Not much has changed in a purely linguistic sense. Many of these alterations are declarative in nature, reflecting policy at a superstructural level. Despite the centripetal developments of the last two decades, the differences between the variants of Serbo-Croatian are still generally less than between the international variants of English, for instance.
To sum up with the words of the scholar Branko Franolić (1980): “Language policy in Yugoslavia consists of a series of alternations between centralist and pluralist tendencies. These tendencies are always present, only their relative emphases change. Language planning in Yugoslavia is an outgrowth from and instrument of political decision-making and overall social planning.”
It is easy to criticize these developments, particularly in retrospect, and considerably harder to sketch a positive vision of linguistic policy and practice in this part of the world. Respect for diversity should be a key concern, and language must no longer be used as a tool for nationalist or power-political manipulation.
An encouraging thrust in this direction is the “Declaration on the Common Language” presented in early 2017 after preparatory regional conferences held by open-minded authors and journalists in Podgorica (Montenegro), Split (Croatia) , Belgrade (Serbia) and Sarajevo (Bosnia-Herzegovina). Its anti-nationalist theses present a counterpoint to the post-Yugoslav mania of exclusionism and the “nationalism of small differences.”

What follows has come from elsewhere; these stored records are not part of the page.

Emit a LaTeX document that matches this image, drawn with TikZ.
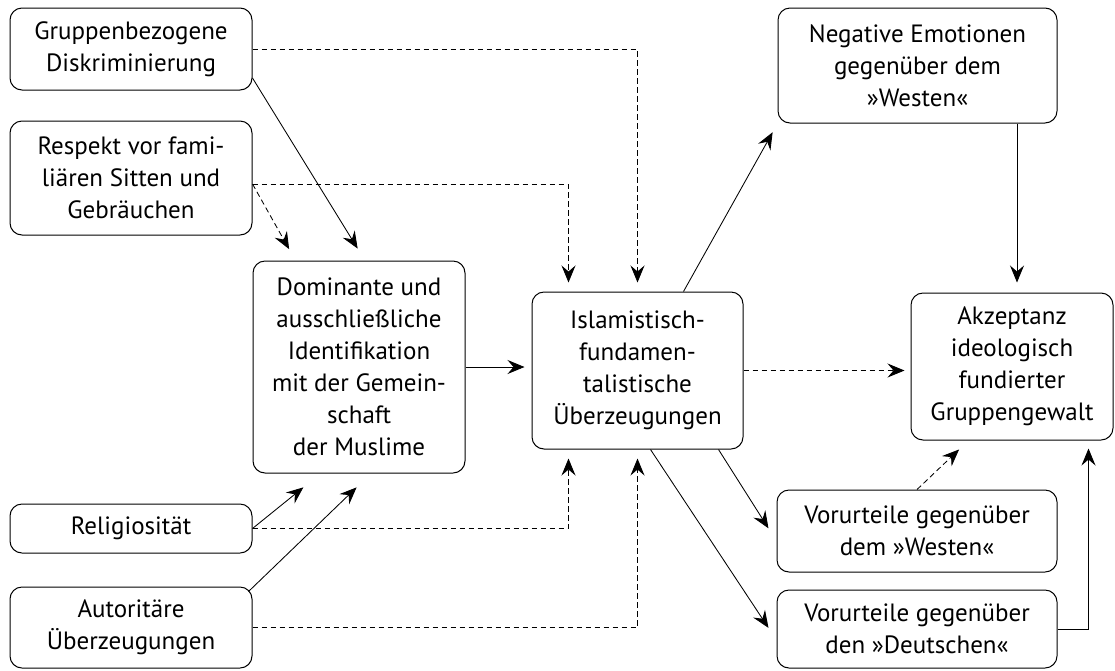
\documentclass[tikz,border=0pt]{standalone}
\usepackage{fontspec}
\setmainfont{PT Sans}
\usetikzlibrary{arrows.meta,calc}
\tikzset{
  box/.style={draw, rounded corners=12pt, line width=1pt, align=center, inner sep=0pt,
    font=\fontsize{25}{32}\selectfont},
  arr/.style={-{Stealth[length=17pt,width=14pt,inset=6pt]}, line width=0.85pt, shorten >=10pt},
  dsh/.style={dash pattern=on 5.5pt off 3.5pt},
}
\begin{document}
\begin{tikzpicture}[x=1pt,y=-1pt]
\useasboundingbox (0,0) rectangle (1115,670);
% nodes
\node[box, minimum width=242pt, minimum height=82pt]  (G)   at (131,49)    {Gruppenbezogene\\Diskriminierung};
\node[box, minimum width=242pt, minimum height=114pt] (R)   at (131,178)   {Respekt vor fami-\\liären Sitten und\\Gebräuchen};
\node[box, minimum width=212pt, minimum height=212pt] (D)   at (359,367)   {Dominante und\\ausschließliche\\Identifikation\\mit der Gemein-\\schaft\\der Muslime};
\node[box, minimum width=211pt, minimum height=157pt] (I)   at (637.5,370.5) {Islamistisch-\\fundamen-\\talistische\\Überzeugungen};
\node[box, minimum width=279pt, minimum height=115pt] (N)   at (917.5,65.5) {Negative Emotionen\\gegenüber dem\\»Westen«};
\node[box, minimum width=202pt, minimum height=147pt] (A)   at (1012,366.5) {Akzeptanz\\ideologisch\\fundierter\\Gruppengewalt};
\node[box, minimum width=242pt, minimum height=49pt]  (Rel) at (131,528.5) {Religiosität};
\node[box, minimum width=242pt, minimum height=81pt]  (Aut) at (131,627.5) {Autoritäre\\Überzeugungen};
\node[box, minimum width=280pt, minimum height=82pt]  (VW)  at (917,531)   {Vorurteile gegenüber\\dem »Westen«};
\node[box, minimum width=280pt, minimum height=78pt]  (VD)  at (917,629)   {Vorurteile gegenüber\\den »Deutschen«};
% connectors
\draw[arr, shorten >=14pt] ($(G.east)+(0,29)$) -- ($(D.north)+(6,0)$);
\draw[arr, dsh, shorten >=13pt] ($(R.east)+(0,6)$) -- ($(D.north west)+(43,0)$);
\draw[arr, dsh, shorten >=9pt] (G.east) -| (I.north);
\draw[arr, dsh, shorten >=9pt] ($(R.east)+(0,6)$) -| ($(I.north west)+(37,0)$);
\draw[arr, dsh, shorten >=9pt] (Rel.east) -| ($(I.south west)+(37,0)$);
\draw[arr, dsh, shorten >=9pt] (Aut.east) -| (I.south);
\draw[arr, shorten >=7pt] (D.east) -- (D.east -| I.west);
\draw[arr, dsh, shorten >=6pt] (I.east) -- (I.east -| A.west);
\draw[arr, shorten >=22pt] (Rel.east) -- ($(D.south west)+(68,0)$);
\draw[arr, shorten >=20pt] ($(Aut.north east)+(-4,5)$) -- ($(D.south)+(12,0)$);
\draw[arr, shorten >=10pt] ($(I.north east)+(-60,0)$) -- (N.south west);
\draw[arr, shorten >=15pt] ($(I.south west)+(187,0)$) -- ($(VW.west)+(0,10)$);
\draw[arr, shorten >=14.5pt] ($(I.south west)+(119,0)$) -- ($(VD.west)+(0,11)$);
\draw[arr, shorten >=10pt] ($(A.north |- N.south)+(5,0)$) -- ($(A.north)+(5,0)$);
\draw[arr, dsh, shorten >=13pt] (VW.north) -- ($(A.south west)+(58,0)$);
\draw[arr, shorten >=8pt] (VD.east) -| ($(A.south east)+(-25,0)$);
\end{tikzpicture}
\end{document}
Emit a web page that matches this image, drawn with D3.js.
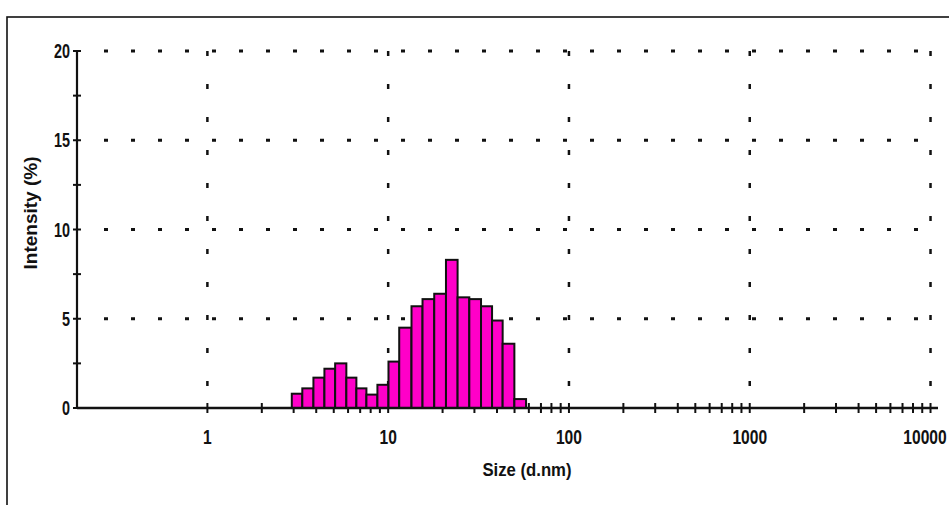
<!DOCTYPE html>
<html><head><meta charset="utf-8">
<script src="https://cdn.jsdelivr.net/npm/d3@7"></script>
<style>
html,body{margin:0;padding:0;background:#fff;}
svg{display:block;}
text{font-family:"Liberation Sans",Arial,sans-serif;font-weight:bold;fill:#111;}
</style></head><body>
<svg id="c" width="949" height="505"></svg>
<script>
// Size bin edges (nm)
const binEdges = [2.93, 3.35, 3.86, 4.44, 5.09, 5.87, 6.67, 7.58, 8.72, 10.04, 11.51, 13.46, 15.49, 17.98, 20.88, 24.21, 28.11, 32.63, 37.55, 42.98, 49.9, 57.9];
// Intensity (%) per bin
const intensity = [0.8, 1.1, 1.7, 2.2, 2.5, 1.7, 1.1, 0.75, 1.3, 2.6, 4.5, 5.7, 6.1, 6.4, 8.3, 6.2, 6.1, 5.7, 4.9, 3.6, 0.5];
const xTickLabels = [1, 10, 100, 1000, 10000];
const yTickLabels = [0, 5, 10, 15, 20];
const yMinorTicks = [0, 2.5, 5, 7.5, 10, 12.5, 15, 17.5, 20];
const xDomain = [0.19, 11000];
const yDomain = [0, 20];

const svg = d3.select("#c");
const x = d3.scaleLog().domain(xDomain).range([77, 938]);
const y = d3.scaleLinear().domain(yDomain).range([408, 51]);

// outer frame
svg.append("rect").attr("x", 7).attr("y", 17).attr("width", 980).attr("height", 520)
  .attr("fill", "none").attr("stroke", "#111").attr("stroke-width", 1.6);

// horizontal dotted grid
svg.append("g").selectAll("line").data(yTickLabels.filter(d => d > 0)).join("line")
  .attr("x1", x(0.19) + 27).attr("x2", x(10000) + 2)
  .attr("y1", d => y(d)).attr("y2", d => y(d))
  .attr("stroke", "#111").attr("stroke-width", 3).attr("stroke-dasharray", "4,23");
// vertical dotted grid
svg.append("g").selectAll("line").data(xTickLabels).join("line")
  .attr("x1", d => x(d)).attr("x2", d => x(d))
  .attr("y1", y(20)).attr("y2", y(0) - 4)
  .attr("stroke", "#111").attr("stroke-width", 2.5).attr("stroke-dasharray", "5,28");

// x axis minor/major ticks (crossing)
const xTicks = x.ticks().filter(d => d >= 1 && d <= 10000);
svg.append("g").selectAll("line").data(xTicks).join("line")
  .attr("x1", d => x(d)).attr("x2", d => x(d))
  .attr("y1", y(0) - 5).attr("y2", y(0) + 5)
  .attr("stroke", "#111").attr("stroke-width", 2);

// bars
const bars = intensity.map((v, i) => ({x0: binEdges[i], x1: binEdges[i + 1], v}));
svg.append("g").selectAll("rect").data(bars).join("rect")
  .attr("x", d => x(d.x0)).attr("width", d => x(d.x1) - x(d.x0))
  .attr("y", d => y(d.v)).attr("height", d => y(0) - y(d.v))
  .attr("fill", "#ff00c8").attr("stroke", "#111").attr("stroke-width", 2);

// axes lines
svg.append("line").attr("x1", x(0.19)).attr("x2", x(11000)).attr("y1", y(0)).attr("y2", y(0))
  .attr("stroke", "#111").attr("stroke-width", 2.6);
svg.append("line").attr("x1", x(0.19)).attr("x2", x(0.19)).attr("y1", y(20)).attr("y2", y(0))
  .attr("stroke", "#111").attr("stroke-width", 2.2);

// y ticks
svg.append("g").selectAll("line").data(yMinorTicks).join("line")
  .attr("x1", x(0.19) - 4).attr("x2", x(0.19) + 4)
  .attr("y1", d => y(d)).attr("y2", d => y(d))
  .attr("stroke", "#111").attr("stroke-width", 2);

// y labels (condensed)
svg.append("g").selectAll("text").data(yTickLabels).join("text")
  .attr("transform", d => `translate(70,${y(d) + 7}) scale(0.72,1)`)
  .attr("text-anchor", "end").attr("font-size", 20).text(d => d);
// x labels (condensed)
svg.append("g").selectAll("text").data(xTickLabels).join("text")
  .attr("transform", d => `translate(${Math.min(x(d), 925)},${444}) scale(0.78,1)`)
  .attr("text-anchor", "middle").attr("font-size", 20).text(d => d);

// titles
svg.append("text").attr("transform", "translate(527,476) scale(0.88,1)").attr("text-anchor", "middle")
  .attr("font-size", 19).text("Size (d.nm)");
svg.append("text").attr("transform", "translate(37,213) rotate(-90)").attr("text-anchor", "middle")
  .attr("font-size", 19).text("Intensity (%)");
</script>
</body></html>
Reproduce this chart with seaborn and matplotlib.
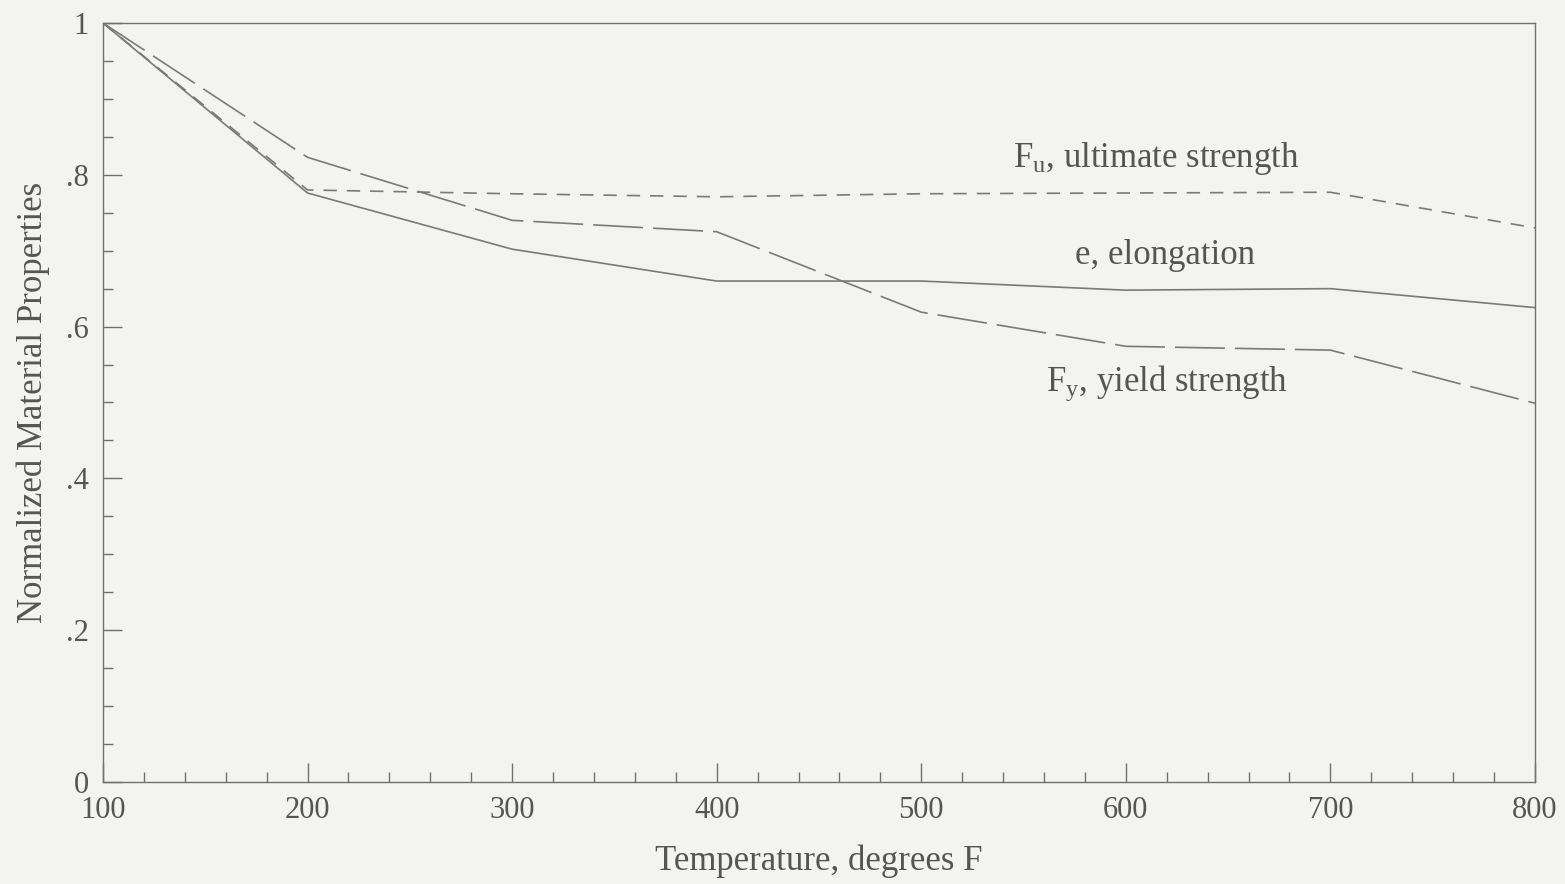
import numpy as np
import pandas as pd
import seaborn as sns
import matplotlib.pyplot as plt
from matplotlib.ticker import MultipleLocator, FixedLocator

# data
temps = [100, 200, 300, 400, 500, 600, 700, 800]
ultimate = [1.0, 0.780, 0.775, 0.771, 0.775, 0.776, 0.777, 0.730]
elongation = [1.0, 0.776, 0.702, 0.660, 0.660, 0.648, 0.650, 0.625]
yield_str = [1.0, 0.823, 0.740, 0.725, 0.619, 0.574, 0.569, 0.499]

series_names = ["ultimate", "elongation", "yield"]
labels = ["F$_\\mathrm{u}$, ultimate strength", "e, elongation", "F$_\\mathrm{y}$, yield strength"]
label_pos = [(615, 0.822), (619, 0.694), (620, 0.526)]

xticks = [100, 200, 300, 400, 500, 600, 700, 800]
yticks = [0, 0.2, 0.4, 0.6, 0.8, 1.0]
ytick_labels = ["0", ".2", ".4", ".6", ".8", "1"]

df = pd.DataFrame({
    "temp": temps * 3,
    "value": ultimate + elongation + yield_str,
    "prop": [n for n in series_names for _ in temps],
})

sns.set_style("white")
plt.rcParams["font.family"] = ["Liberation Serif", "DejaVu Serif"]
plt.rcParams["mathtext.fontset"] = "custom"
plt.rcParams["mathtext.rm"] = "Liberation Serif"
plt.rcParams["mathtext.it"] = "Liberation Serif:italic"

bg = "#f3f3f1"
ink = "#707070"
txt = "#555555"
fig = plt.figure(figsize=(15.65, 8.84), dpi=100, facecolor=bg)
ax = fig.add_axes([0.0658, 0.1154, 0.915, 0.8586])
ax.set_facecolor(bg)

sns.lineplot(data=df, x="temp", y="value", hue="prop", style="prop",
             palette={n: "#7a7a7a" for n in series_names},
             dashes={"ultimate": (8, 6), "elongation": "", "yield": (30, 6)},
             linewidth=1.2, legend=False, ax=ax)

for lab, (lx, ly) in zip(labels, label_pos):
    ax.text(lx, ly, lab, ha="center", va="center", fontsize=25, color=txt)

ax.set_xlim(100, 800)
ax.set_ylim(0, 1)
ax.xaxis.set_major_locator(FixedLocator(xticks))
ax.xaxis.set_minor_locator(MultipleLocator(20))
ax.yaxis.set_major_locator(FixedLocator(yticks))
ax.yaxis.set_minor_locator(MultipleLocator(0.05))
ax.set_yticklabels(ytick_labels)
ax.tick_params(which="both", direction="in", color=ink, labelcolor=txt,
               labelsize=22, bottom=True, left=True, top=False, right=False)
ax.tick_params(axis="x", which="both", pad=10)
ax.tick_params(axis="y", which="both", pad=10)
ax.tick_params(which="major", length=14, width=1)
ax.tick_params(which="minor", length=7, width=1)
for sp in ax.spines.values():
    sp.set_color(ink)
    sp.set_linewidth(1)

ax.set_xlabel("Temperature, degrees F", fontsize=25, color=txt, labelpad=14)
ax.set_ylabel("Normalized Material Properties", fontsize=25, color=txt, labelpad=12)

fig.savefig("out.png", dpi=100, facecolor=bg)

Misogynist language is another ingrained problem in the Balkans (as in many other countries). Male violence, macho culture and the depreciation of unpaid domestic work are foundations of the authoritarian and patriarchal societies we live in—and correspondingly are reflected in language. But many individuals are challenging these structures on a daily basis and trying hard to avoid modes of communication that are sexist, xenophobic, homophobic, etc. This awareness and this struggle are good preconditions for whatever “macro-linguistic” solutions and definitions are adopted in future.